§ STATED PROBLEM
Return each line of the data below exactly, omitting any pictures.

# # #

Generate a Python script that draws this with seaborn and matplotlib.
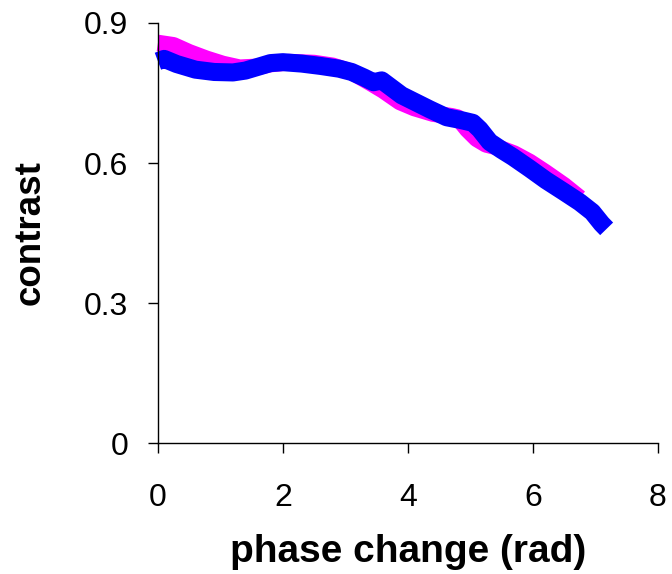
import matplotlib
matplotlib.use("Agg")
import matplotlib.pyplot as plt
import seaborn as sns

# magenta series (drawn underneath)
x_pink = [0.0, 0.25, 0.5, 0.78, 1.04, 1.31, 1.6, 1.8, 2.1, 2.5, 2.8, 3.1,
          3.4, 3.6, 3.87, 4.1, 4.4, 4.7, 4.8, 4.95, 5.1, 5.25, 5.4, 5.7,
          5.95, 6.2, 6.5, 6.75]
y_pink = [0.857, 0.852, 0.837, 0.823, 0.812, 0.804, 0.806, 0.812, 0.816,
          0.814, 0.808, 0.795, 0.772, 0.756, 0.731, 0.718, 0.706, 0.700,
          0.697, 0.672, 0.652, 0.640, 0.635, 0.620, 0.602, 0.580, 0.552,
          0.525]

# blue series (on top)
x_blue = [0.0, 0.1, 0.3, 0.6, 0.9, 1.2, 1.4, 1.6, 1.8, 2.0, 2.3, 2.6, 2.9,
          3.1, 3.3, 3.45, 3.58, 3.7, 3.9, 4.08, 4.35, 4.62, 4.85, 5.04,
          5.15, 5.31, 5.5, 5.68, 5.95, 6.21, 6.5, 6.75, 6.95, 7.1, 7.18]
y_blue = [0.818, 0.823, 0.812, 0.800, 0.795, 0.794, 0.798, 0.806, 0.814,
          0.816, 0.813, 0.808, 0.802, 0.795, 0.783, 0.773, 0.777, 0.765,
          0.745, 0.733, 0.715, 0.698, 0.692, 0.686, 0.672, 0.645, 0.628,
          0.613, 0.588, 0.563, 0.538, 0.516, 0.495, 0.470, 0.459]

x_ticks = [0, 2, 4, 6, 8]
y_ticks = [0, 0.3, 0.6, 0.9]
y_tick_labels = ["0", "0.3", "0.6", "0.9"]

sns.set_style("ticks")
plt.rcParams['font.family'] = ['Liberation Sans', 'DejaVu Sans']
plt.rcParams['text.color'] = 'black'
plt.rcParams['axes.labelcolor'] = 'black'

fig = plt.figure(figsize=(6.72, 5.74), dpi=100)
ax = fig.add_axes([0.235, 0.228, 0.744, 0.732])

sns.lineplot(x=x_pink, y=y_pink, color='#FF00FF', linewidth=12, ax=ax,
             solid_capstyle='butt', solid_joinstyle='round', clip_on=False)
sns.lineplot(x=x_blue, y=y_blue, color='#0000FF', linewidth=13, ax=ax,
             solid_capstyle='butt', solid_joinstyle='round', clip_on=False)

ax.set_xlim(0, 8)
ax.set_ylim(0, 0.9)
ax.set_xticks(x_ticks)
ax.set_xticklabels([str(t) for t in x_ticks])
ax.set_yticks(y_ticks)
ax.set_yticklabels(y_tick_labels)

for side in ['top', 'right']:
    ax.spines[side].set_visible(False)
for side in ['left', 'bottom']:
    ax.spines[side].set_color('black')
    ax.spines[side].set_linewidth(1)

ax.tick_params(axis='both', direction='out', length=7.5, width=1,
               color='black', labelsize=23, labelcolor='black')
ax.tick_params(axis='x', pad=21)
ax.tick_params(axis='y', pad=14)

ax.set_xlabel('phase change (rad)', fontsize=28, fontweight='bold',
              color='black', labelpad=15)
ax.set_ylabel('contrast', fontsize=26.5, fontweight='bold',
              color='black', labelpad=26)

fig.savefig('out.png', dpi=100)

# # #

§ PROBLEM SOLUTION
Generate a Python script that draws this with seaborn and matplotlib.
import matplotlib
matplotlib.use("Agg")
import matplotlib.pyplot as plt
import seaborn as sns

# magenta series (drawn underneath)
x_pink = [0.0, 0.25, 0.5, 0.78, 1.04, 1.31, 1.6, 1.8, 2.1, 2.5, 2.8, 3.1,
          3.4, 3.6, 3.87, 4.1, 4.4, 4.7, 4.8, 4.95, 5.1, 5.25, 5.4, 5.7,
          5.95, 6.2, 6.5, 6.75]
y_pink = [0.857, 0.852, 0.837, 0.823, 0.812, 0.804, 0.806, 0.812, 0.816,
          0.814, 0.808, 0.795, 0.772, 0.756, 0.731, 0.718, 0.706, 0.700,
          0.697, 0.672, 0.652, 0.640, 0.635, 0.620, 0.602, 0.580, 0.552,
          0.525]

# blue series (on top)
x_blue = [0.0, 0.1, 0.3, 0.6, 0.9, 1.2, 1.4, 1.6, 1.8, 2.0, 2.3, 2.6, 2.9,
          3.1, 3.3, 3.45, 3.58, 3.7, 3.9, 4.08, 4.35, 4.62, 4.85, 5.04,
          5.15, 5.31, 5.5, 5.68, 5.95, 6.21, 6.5, 6.75, 6.95, 7.1, 7.18]
y_blue = [0.818, 0.823, 0.812, 0.800, 0.795, 0.794, 0.798, 0.806, 0.814,
          0.816, 0.813, 0.808, 0.802, 0.795, 0.783, 0.773, 0.777, 0.765,
          0.745, 0.733, 0.715, 0.698, 0.692, 0.686, 0.672, 0.645, 0.628,
          0.613, 0.588, 0.563, 0.538, 0.516, 0.495, 0.470, 0.459]

x_ticks = [0, 2, 4, 6, 8]
y_ticks = [0, 0.3, 0.6, 0.9]
y_tick_labels = ["0", "0.3", "0.6", "0.9"]

sns.set_style("ticks")
plt.rcParams['font.family'] = ['Liberation Sans', 'DejaVu Sans']
plt.rcParams['text.color'] = 'black'
plt.rcParams['axes.labelcolor'] = 'black'

fig = plt.figure(figsize=(6.72, 5.74), dpi=100)
ax = fig.add_axes([0.235, 0.228, 0.744, 0.732])

sns.lineplot(x=x_pink, y=y_pink, color='#FF00FF', linewidth=12, ax=ax,
             solid_capstyle='butt', solid_joinstyle='round', clip_on=False)
sns.lineplot(x=x_blue, y=y_blue, color='#0000FF', linewidth=13, ax=ax,
             solid_capstyle='butt', solid_joinstyle='round', clip_on=False)

ax.set_xlim(0, 8)
ax.set_ylim(0, 0.9)
ax.set_xticks(x_ticks)
ax.set_xticklabels([str(t) for t in x_ticks])
ax.set_yticks(y_ticks)
ax.set_yticklabels(y_tick_labels)

for side in ['top', 'right']:
    ax.spines[side].set_visible(False)
for side in ['left', 'bottom']:
    ax.spines[side].set_color('black')
    ax.spines[side].set_linewidth(1)

ax.tick_params(axis='both', direction='out', length=7.5, width=1,
               color='black', labelsize=23, labelcolor='black')
ax.tick_params(axis='x', pad=21)
ax.tick_params(axis='y', pad=14)

ax.set_xlabel('phase change (rad)', fontsize=28, fontweight='bold',
              color='black', labelpad=15)
ax.set_ylabel('contrast', fontsize=26.5, fontweight='bold',
              color='black', labelpad=26)

fig.savefig('out.png', dpi=100)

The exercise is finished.